There you have it. The generator _yields_ the next element available, on-demand, as the generator function is called. When there is nothing left (when it reaches a stop point), the `__iter__` magic function being called under the hood throws the StopIteration exception, which is actually the same exception that allows a `for` loop to gracefully exit iterating over an generator-iterator like `range`. In fact: 

In [69]:
x = my_gen([3,4,5])
for i in x:
    print(i)

3
4
5


Voila! No StopIteration exception!

So, these are clearly trivial examples just to motivate your understanding. When does this actually come in handy?
Well, imagine you have a massive data set, somewhere in the area of 1 or 2 GB of JSON or XML (or just plain text) data sitting on your laptop. Are you going to read that whole monster into memory just so you can take a look at it? Of course not!

### Iterators
In case you had no idea what I was talking about when I talked about the `__iter__` method or iterators generally, let me give a quick overview.

An iterator is simply an object that can be...iterated...across. A list is an obvious example, as is any object that has ordered elements. At its most basic, this simply means the object needs to implement some version of `__iter__`. A simple example:

In [111]:
class DogHouse():
    def __init__(self, dogs, states):
        self.dogs = dogs
        self.states = states
    def __iter__(self):
        for dog, state in zip(self.dogs, self.states):
            yield dog, state

doghouse = DogHouse(('Chris', 'Raymond', 'Mohammed'), ('horny', 'hungry', 'hilarious'))

for dog, state in doghouse:
    print(dog + " is " + state)

Chris is horny
Raymond is hungry
Mohammed is hilarious


Try turning the above `yield` statement into a `return` statement, if you're still wondering why we must use `yield`. 


Okay, so I lied a bit.

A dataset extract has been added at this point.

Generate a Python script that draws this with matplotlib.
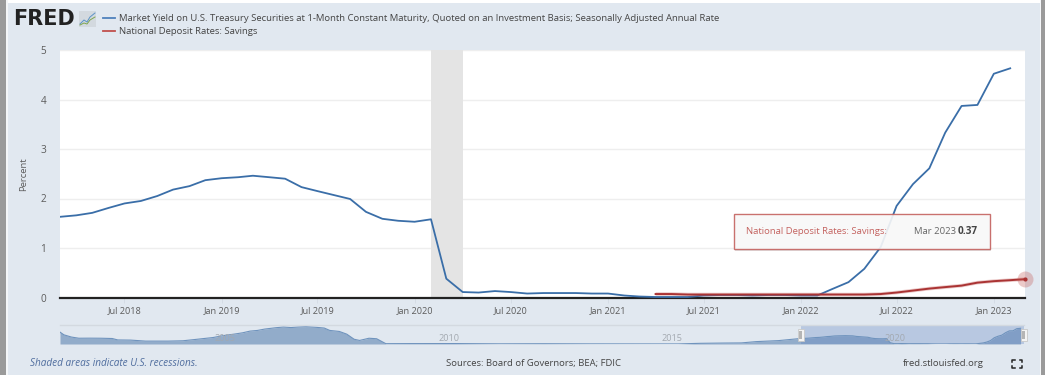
import matplotlib
matplotlib.use('Agg')
import matplotlib.pyplot as plt
import pandas as pd
from matplotlib.patches import Rectangle

plt.rcParams['font.family'] = ['Open Sans', 'DejaVu Sans']

# Monthly values, Mar 2018 to Feb 2023
treasury_1m = [1.63, 1.66, 1.71, 1.81, 1.90, 1.95, 2.05, 2.18, 2.25, 2.37, 2.41, 2.43,
               2.46, 2.43, 2.40, 2.23, 2.15, 2.07, 1.99, 1.73, 1.59, 1.55, 1.53, 1.58,
               0.38, 0.11, 0.10, 0.13, 0.11, 0.08, 0.09, 0.09, 0.09, 0.08, 0.08, 0.04,
               0.02, 0.01, 0.01, 0.01, 0.04, 0.05, 0.05, 0.04, 0.05, 0.05, 0.04, 0.04,
               0.17, 0.31, 0.58, 1.02, 1.85, 2.29, 2.61, 3.33, 3.87, 3.89, 4.52, 4.63]
treasury_dates = pd.date_range('2018-03-01', periods=len(treasury_1m), freq='MS')

# Monthly values, Apr 2021 to Mar 2023
savings = [0.07, 0.07, 0.06, 0.06, 0.06, 0.06, 0.06, 0.06, 0.06, 0.06, 0.06, 0.06,
           0.06, 0.06, 0.07, 0.10, 0.14, 0.18, 0.21, 0.24, 0.30, 0.33, 0.35, 0.37]
savings_dates = pd.date_range('2021-04-01', periods=len(savings), freq='MS')

recession = ['2020-02-01', '2020-04-01']

# Navigator history before the zoomed window
history_dates = ['2001-07-31', '2001-09-01', '2001-11-01', '2002-01-01', '2002-04-01', '2002-07-01',
                 '2002-10-01', '2002-11-15', '2003-03-01', '2003-07-01', '2004-01-01', '2004-05-01',
                 '2004-08-01', '2005-01-01', '2005-04-01', '2005-07-01', '2005-09-01', '2005-11-01',
                 '2006-01-01', '2006-03-01', '2006-06-01', '2006-08-01', '2006-10-01', '2006-12-01',
                 '2007-02-01', '2007-05-01', '2007-07-01', '2007-08-15', '2007-11-01', '2008-01-01',
                 '2008-03-01', '2008-04-15', '2008-07-01', '2008-09-01', '2008-11-15', '2009-06-01',
                 '2010-06-01', '2011-06-01', '2012-06-01', '2013-06-01', '2014-06-01', '2015-06-01',
                 '2015-12-01', '2016-06-01', '2016-11-01', '2017-03-01', '2017-09-01']
history_values = [3.50, 2.70, 2.05, 1.70, 1.72, 1.70, 1.62, 1.20, 1.15, 0.85, 0.85, 0.95,
                  1.30, 1.90, 2.50, 2.95, 3.30, 3.80, 4.00, 4.40, 4.80, 5.00, 4.85, 5.00,
                  5.10, 4.90, 4.70, 4.00, 3.70, 2.90, 1.40, 1.05, 1.70, 1.55, 0.10, 0.12,
                  0.13, 0.05, 0.08, 0.04, 0.03, 0.02, 0.20, 0.28, 0.32, 0.70, 1.00]

x_ticks = ['2018-07-01', '2019-01-01', '2019-07-01', '2020-01-01', '2020-07-01',
           '2021-01-01', '2021-07-01', '2022-01-01', '2022-07-01', '2023-01-01']
x_labels = ['Jul 2018', 'Jan 2019', 'Jul 2019', 'Jan 2020', 'Jul 2020',
            'Jan 2021', 'Jul 2021', 'Jan 2022', 'Jul 2022', 'Jan 2023']
y_ticks = [0, 1, 2, 3, 4, 5]
nav_ticks = ['2005-01-01', '2010-01-01', '2015-01-01', '2020-01-01']
nav_labels = ['2005', '2010', '2015', '2020']

BG = '#e1e8f0'
BLUE = '#3a6ea8'
RED = '#aa3333'
GREY_TEXT = '#5c5c5c'
W, H = 1045, 375


def px_axes(fig, left, top, right, bottom, **kw):
    # axes placed by pixel edges, measured from the top left corner
    return fig.add_axes([left / W, (H - bottom) / H, (right - left) / W, (bottom - top) / H], **kw)


fig = plt.figure(figsize=(W / 100, H / 100), dpi=100, facecolor=BG)

# page chrome, in pixel coordinates
chrome = px_axes(fig, 0, 0, W, H, zorder=0)
chrome.set_xlim(0, W)
chrome.set_ylim(H, 0)
chrome.axis('off')
chrome.add_patch(Rectangle((0, 0), W, 3, color='white', lw=0))
chrome.add_patch(Rectangle((0, 0), 6, H, color='#9a9a9a', lw=0))
chrome.add_patch(Rectangle((6, 0), 1.5, H, color='#f4f6f8', lw=0))
chrome.add_patch(Rectangle((1041, 0), 4, H, color='#9a9a9a', lw=0))
chrome.add_patch(Rectangle((1039.5, 0), 1.5, H, color='#f4f6f8', lw=0))

chrome.text(13.5, 19, 'FRED', fontsize=15, fontweight='bold', family='DejaVu Sans', color='#222222',
            va='center', ha='left')
chrome.add_patch(Rectangle((79, 11), 17, 16, color='#d3d9df', lw=0))
chrome.plot([80, 84, 87, 90, 95], [24, 20, 22, 17, 13], color='#5b93c7', lw=0.7)
chrome.plot([80, 84, 87, 90, 95], [25, 23, 24, 20, 17], color='#7fa650', lw=0.7)

chrome.plot([103, 115], [18, 18], color='#4f81bd', lw=1.3)
chrome.plot([103, 115], [31, 31], color='#c0504d', lw=1.3)
chrome.text(119, 18.5, 'Market Yield on U.S. Treasury Securities at 1-Month Constant Maturity, '
            'Quoted on an Investment Basis; Seasonally Adjusted Annual Rate',
            fontsize=6.8, color='#444444', va='center')
chrome.text(119, 31, 'National Deposit Rates: Savings', fontsize=6.8, color='#444444', va='center')

chrome.text(24, 174, 'Percent', fontsize=6.8, color=GREY_TEXT, rotation=90, va='center', ha='center')
chrome.text(30, 363.5, 'Shaded areas indicate U.S. recessions.', fontsize=7.2, style='italic',
            color='#4f6d9e', va='center')
chrome.text(446, 363.5, 'Sources: Board of Governors; BEA; FDIC', fontsize=6.8, color='#444444', va='center')
chrome.text(903, 363.5, 'fred.stlouisfed.org', fontsize=6.8, color='#444444', va='center')
for cx, cy, dx, dy in [(1012, 359.5, 1, 1), (1022, 359.5, -1, 1), (1012, 368, 1, -1), (1022, 368, -1, -1)]:
    chrome.plot([cx + 2.5 * dx, cx, cx], [cy, cy, cy + 2.5 * dy], color='#222222', lw=1.1)

# main chart
ax = px_axes(fig, 60, 50, 1025, 297.5, zorder=2)
ax.set_facecolor('white')
ax.axvspan(pd.Timestamp(recession[0]), pd.Timestamp(recession[1]), color='#e4e4e4', lw=0)
ax.plot(treasury_dates, treasury_1m, color=BLUE, lw=1.3, zorder=3)
ax.plot(savings_dates, savings, color='#c0504d', lw=2.6, alpha=0.3, zorder=4, solid_capstyle='butt')
ax.plot(savings_dates, savings, color=RED, lw=1.4, zorder=5)
ax.plot(savings_dates[-1:], savings[-1:], 'o', color='#c0504d', ms=11.5, alpha=0.3, mew=0, zorder=6, clip_on=False)
ax.plot(savings_dates[-1:], savings[-1:], 'o', color=RED, ms=3, mew=0, zorder=7, clip_on=False)
ax.set_xlim(pd.Timestamp('2018-03-01'), pd.Timestamp('2023-03-01'))
ax.set_ylim(0, 5)
ax.set_yticks(y_ticks)
ax.tick_params(axis='y', length=0, labelsize=7.2, labelcolor=GREY_TEXT, pad=10)
ax.set_xticks(pd.to_datetime(x_ticks))
ax.set_xticklabels(x_labels)
ax.tick_params(axis='x', length=3.5, width=0.7, color='#d5dce5', labelsize=6.6, labelcolor=GREY_TEXT, pad=3)
ax.grid(axis='y', color='#eeeeee', lw=1)
ax.set_axisbelow(True)
for side in ['top', 'left', 'right']:
    ax.spines[side].set_visible(False)
ax.spines['bottom'].set_color('#222222')
ax.spines['bottom'].set_linewidth(1.6)

# navigator
nav = px_axes(fig, 60, 325, 1024, 344, zorder=1)
nav.set_facecolor(BG)
nav_dates = list(pd.to_datetime(history_dates)) + list(treasury_dates)
nav_values = history_values + treasury_1m
nav.fill_between(nav_dates, nav_values, 0, color='#92acca', lw=0)
nav.plot(nav_dates, nav_values, color='#6f93bd', lw=0.8)
nav.axvspan(pd.Timestamp('2018-03-01'), pd.Timestamp('2023-03-01'), color='#5a7fc0', alpha=0.3, lw=0)
nav.set_xlim(pd.Timestamp('2001-07-31'), pd.Timestamp('2023-03-01'))
nav.set_ylim(0, 5.6)
nav.set_yticks([])
nav.set_xticks([])
for side in ['left', 'right', 'bottom']:
    nav.spines[side].set_visible(False)
nav.spines['top'].set_color('#d3d9e0')
nav.spines['top'].set_linewidth(1)
for tick, label in zip(nav_ticks, nav_labels):
    nav.annotate(label, (pd.Timestamp(tick), 0), xytext=(9, 4), textcoords='offset points',
                 fontsize=6.6, color='#a3a9b0', ha='center', va='center', zorder=6)

# hover tooltip and navigator handles sit above everything
top = px_axes(fig, 0, 0, W, H, zorder=5)
top.set_xlim(0, W)
top.set_ylim(H, 0)
top.axis('off')
top.patch.set_alpha(0)
top.add_patch(Rectangle((735, 216), 256, 35, color='#000000', alpha=0.12, lw=0))
top.add_patch(Rectangle((733.5, 214), 256, 34.5, facecolor='#fbfbfb', edgecolor='#c4625f', lw=1, alpha=0.9))
top.text(746, 231.5, 'National Deposit Rates: Savings:', fontsize=6.8, color='#c4625f', va='center')
top.text(914, 231.5, 'Mar 2023', fontsize=6.8, color='#666666', va='center')
top.text(958, 231.5, '0.37', fontsize=7.2, fontweight='bold', color='#444444', va='center')
for hx in [800.5, 1023.5]:
    top.add_patch(Rectangle((hx - 3, 328.5), 6, 12.5, facecolor='#f4f4f4', edgecolor='#c8c8c8', lw=0.6))
    top.add_patch(Rectangle((hx - 1.5, 331), 3, 7.5, facecolor='#b5b5b5', lw=0))

fig.savefig('out.png', dpi=100, facecolor=fig.get_facecolor())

Technically, this instance of class `DogHouse` is not an iterator. It is an object that has an iterator method, though, so it can be iterated over, as we have done above.

We can explicitly turn it into an iterator, as it has an `__iter__` method, by calling the `iter` function (which creates objects of type `iter`, so don't confuse it with the magic method `__iter__`):

In [102]:
dog_iter = iter(doghouse)
print(next(dog_iter))
print(next(dog_iter))
print(next(dog_iter))
print(next(dog_iter))

('Chris', 'hungry')
('Raymond', 'horny')
('Mohammed', 'hilarious')


StopIteration: 

And, we get the StopIteration exception we expect.

### Comprehensions

Okay, comprende so far? Now we move onto a fancy use of generators called Comprehensions, which are very useful.

In [110]:
x = [i for i in range(10)]
y = list(range(10))
x == y

True

As the True output shows, these methods of creating a list from a range generator lead to the same results. The creation of x simply makes explicit that the generator `range` yields the values on the fly, which are then place in the list, element by element. Fancier uses involve making lists within lists, as well as dictionaries:

In [106]:
[[i for i in range(3)] for j in range(3)]

[[0, 1, 2], [0, 1, 2], [0, 1, 2]]

In [109]:
{e:i for e, i in zip(['a','b','c'], [1, 2, 3])}

{'a': 1, 'b': 2, 'c': 3}

If your not sure what zip does, play around with it a bit.